Еще два года назад на этом месте стоял просторный, но сильно изветшалый дом. Александре стоило большого труда уговорить деда снести его и построить новый. Он согласился только, когда она предложила идею воссоздать их родовую усадьбу в уменьшенном варианте, благо сохранились не только картины и фотографии, но даже план основного здания. В московскую квартиру дед переезжать отказался, и на время строительства снял коттедж на соседней улице. Бывший институтский товарищ Александры, давно променявший живопись на архитектуру, с энтузиазмом взялся за дело, и ровно через полгода было отпраздновано новоселье. В новую мастерскую дед зашел лишь в первый день и с тех пор не переступал ее порога. Бóльшую часть времени он проводил в кабинете, который был точно таким, как и в старом доме, а гостей принимал в примыкающей к нему уютной гостиной.

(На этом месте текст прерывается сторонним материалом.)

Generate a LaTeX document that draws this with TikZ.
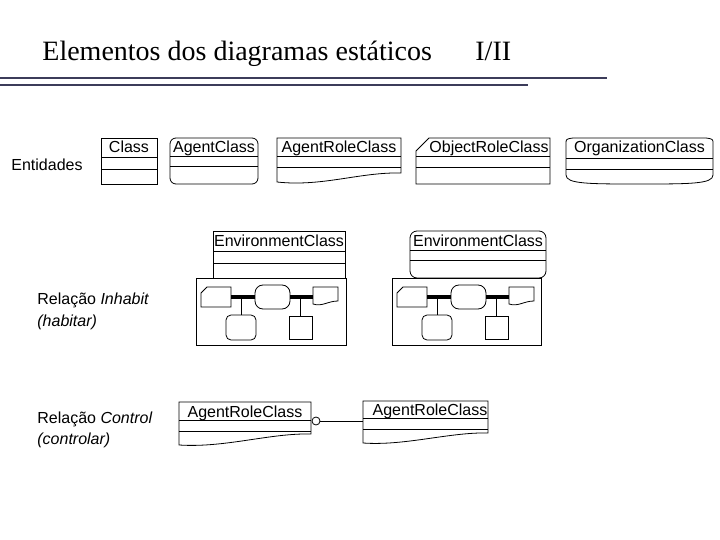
\documentclass[tikz,border=0pt]{standalone}
\usepackage{fontspec}
\setmainfont{Liberation Serif}
\newfontfamily\umlfont{Liberation Sans}
\usetikzlibrary{calc}
\definecolor{rulegray}{RGB}{60,60,90}

\tikzset{
  head/.style={font=\fontsize{28}{32}\selectfont, inner sep=0pt, anchor=base west},
  uml/.style={font=\umlfont\fontsize{16}{18}\selectfont, inner sep=0pt, anchor=base},
  note/.style={font=\umlfont\fontsize{16}{18}\selectfont, inner sep=0pt, anchor=base west},
  slot/.style={inner sep=0pt, outer sep=0pt, minimum width=#1},
  bar/.style={line width=3.5pt},
}

\begin{document}
\begin{tikzpicture}[x=1pt, y=-1pt, line width=0.8pt]
  \useasboundingbox (0,0) rectangle (720,540);

  % heading
  \node[head] (title) at (42,61) {Elementos dos diagramas estáticos};
  \node[head] (part) at (475,61) {I/II};
  \draw[rulegray, line width=1.1pt] (0,78) -- (607,78);
  \draw[rulegray, line width=1.1pt] (0,85) -- (528,85);

  % entities row
  \node[note, anchor=base] (ent) at (47,171) {Entidades};

  \draw (101,138) rectangle (157,184);
  \draw (101,157) -- (157,157) (101,169) -- (157,169);
  \node[uml] (cls) at (129,153) {Class};

  \draw[rounded corners=6pt] (170,138) rectangle (258,184);
  \draw (170,156) -- (258,156) (170,166) -- (258,166);
  \node[uml] (agc) at (214,153) {AgentClass};

  \draw (277,182) -- (277,138) -- (401,138) -- (401,173)
    .. controls (360,172) and (322,187) .. (277,182) -- cycle;
  \draw (277,156) -- (401,156) (277,167) -- (401,167);
  \node[uml] (arc) at (339,153) {AgentRoleClass};

  \draw (416,151) -- (429,138) -- (550,138) -- (550,184) -- (416,184) -- cycle;
  \draw (416,156) -- (550,156) (416,167) -- (550,167);
  \node[uml] (orc) at (489,153) {ObjectRoleClass};

  \draw (566,144) .. controls (566,139) .. (573,138) -- (706,138)
    .. controls (713,139) .. (713,144) -- (713,175)
    .. controls (713,184) and (690,184) .. (639.5,184)
    .. controls (589,184) and (566,184) .. (566,175) -- cycle;
  \draw (566,158) -- (713,158) (566,169) -- (713,169);
  \node[uml] (ogc) at (639.5,153) {OrganizationClass};

  % inhabit row
  \node[note] (inh) at (37,304) {Relação \textit{Inhabit}};
  \node[note] (inh2) at (37,326) {\textit{(habitar)}};

  \draw (213,231) rectangle (345,278);
  \draw (213,251) -- (345,251) (213,263) -- (345,263);
  \node[uml] (env1) at (279,246) {EnvironmentClass};
  \draw (196,278) rectangle (346,345);

  \draw[rounded corners=7pt] (410,231) rectangle (546,278);
  \draw (410,250) -- (546,250) (410,260) -- (546,260);
  \node[uml] (env2) at (478,247) {EnvironmentClass};
  \draw (392,278) rectangle (541,345);

  \foreach \fx/\k in {196/a, 392/b} {
    \begin{scope}[xshift=\fx]
      \node[slot=30, minimum height=20] (or\k) at (20,297) {};
      \node[slot=35, minimum height=24, draw, rounded corners=8pt] (ag\k) at (76.5,297) {};
      \node[slot=25, minimum height=20] (ar\k) at (129.5,297) {};
      \node[slot=30, minimum height=25, draw, rounded corners=5pt] (ac\k) at (45,327.5) {};
      \node[slot=23, minimum height=23, draw] (cl\k) at (104.5,327.5) {};
      \draw ($(or\k.north west)+(0,6)$) -- ($(or\k.north west)+(6,0)$) -- (or\k.north east)
        -- (or\k.south east) -- (or\k.south west) -- cycle;
      \draw ($(ar\k.south west)+(0,-3)$) -- (ar\k.north west) -- (ar\k.north east)
        -- ($(ar\k.south east)+(0,-6)$)
        .. controls ($(ar\k.south east)+(-10,-6)$) and ($(ar\k.south west)+(9,0)$)
        .. ($(ar\k.south west)+(0,-3)$) -- cycle;
      \draw[bar] (or\k) -- (ag\k);
      \draw[bar] (ag\k) -- (ar\k);
      \draw (ac\k) -- (ac\k |- ag\k);
      \draw (cl\k) -- (cl\k |- ag\k);
    \end{scope}
  }

  % control row
  \node[note] (ctl) at (37,423) {Relação \textit{Control}};
  \node[note] (ctl2) at (37,444) {\textit{(controlar)}};

  \draw (179,445) -- (179,402) -- (311,402) -- (311,434)
    .. controls (270,433) and (225,448) .. (179,445) -- cycle;
  \draw (179,420) -- (311,420) (179,431) -- (311,431);
  \node[uml] (arc1) at (245,417) {AgentRoleClass};

  \draw (363,443) -- (363,401) -- (488,401) -- (488,433)
    .. controls (450,432) and (405,446) .. (363,443) -- cycle;
  \draw (363,418) -- (488,418) (363,429) -- (488,429);
  \node[uml] (arc2) at (430,415) {AgentRoleClass};

  \node[draw, circle, inner sep=0pt, minimum size=8pt] (knob) at (316,421) {};
  \coordinate (ctlin) at (363,421);
  \draw (knob) -- (ctlin);
\end{tikzpicture}
\end{document}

По лестнице, слегка прихрамывая, спустился помощник деда Александры, высокий мужчина лет тридцати. Три года назад он получил тяжелое ранение, после которого врачи приговорили его до конца жизни к передвижению только на костылях. Видели бы они его сейчас.
– С приездом, – приветствовал он Александру широкой улыбкой, открыв дверь машины.
– Спасибо, Никита, – сказала она. – Мы со свитой.
– Я знаю. Сейчас разберемся.
– Между прочим, я тоже приехала. Не заметил? – с шутливой обидой обратилась к нему Поленька, с трудом выбираясь из машины с противоположной стороны. – Тесновата для меня эта коробочка.
– Поленька, разве вас можно не заметить? – сказал Никита, подходя и целуя ей руку.
– Прощаю, – улыбнулась она и повернулась к молодым спутникам, достававшим сумки из багажника. – Ребятушки, за мной!
Александра, тем временем, вошла в дом, сбросила куртку и переобулась в домашнюю обувь – связанные Поленькой шерстяные гольфы с войлочной подошвой. Бесшумно ступая, она пересекла анфиладу из трех комнат и нашла деда за шахматным столиком, на перламутровой инкрустации которого, играли отблески огня большого камина. Напротив него сидел старинный приятель и сосед Иван Сокольский – известный театральный режиссер. Шахматисты выглядели ровесниками, хотя их разделяли двенадцать лет. Сокольский был высок ростом, дороден и еще достаточно красив, если не брать в расчет появившиеся в последнее время тяжелые мешки под глазами. Лысину, обрамленную венчиком редких подкрашенных хной волос, он в любое время года прятал под неизменным черным беретом. В московских театральных кругах Сокольский с молодых лет имел репутацию сердцееда, хотя всю жизнь был предан одной женщине, безвременно ушедшей два года назад. С тех пор у него начались проблемы с сердцем, из-за которых он уже два раза оказывался на больничной койке.
Петр Николаевич Кольцов, в отличие от него, выглядел значительно моложе своих преклонных лет. Его лицо с тонкими чертами было практически свободно от глубоких морщин – их можно было заметить только в уголках светло-серых глаз, когда они не прятались за дымчатыми стеклами очков. Слегка поредевшие седые волосы, как и во времена молодости, были разделены тонким пробором, а почти не потускневший тембр его голоса продолжал быть предметом зависти знавших его актеров. К сожалению, пощадив лицо и голос, время не пощадило самого главного для художника – рук. Несмотря на все старания, они плохо слушались его, к тому же с недавних пор ему всё чаще приходилось усаживаться в кресло-коляску.
– Честно говоря, я ожидал от коллег сдержанную реакцию на мою речь, – говорил Сокольский, не замечая Александры. – Но когда я сошел со сцены, кто-то просто прятал глаза, а большинство смотрели как на ненормального. Только два одобрительных взгляда я увидел. Два! А ведь в зале сидели талантливые и заслуженные мастера.
– Наличие таланта, даже очень большого, не делает человека личностью, – ответил Петр Николаевич.
– И это очень прискорбно! – с жаром произнес режиссер. – Холуйство может быть позволительно бездарностям, выскочкам или нуворишам, но никак не культурной элите. И уж тем более не тем, кто так кичится благородным происхождением.
Эта фраза была произнесена с такой неприязнью, какой Александра прежде у него не замечала. Сокольскому многое могло не нравиться, но это никогда так явно не выплескивалось наружу.
Петр Николаевич улыбнулся.
– Могу вас заверить, что их предки в гробах от этого не переворачиваются. В последнее время многие стали идеализировать русское дворянство, но, к великому сожалению, холуев, лизоблюдов, да и просто мерзавцев среди нашей элиты всегда было предостаточно.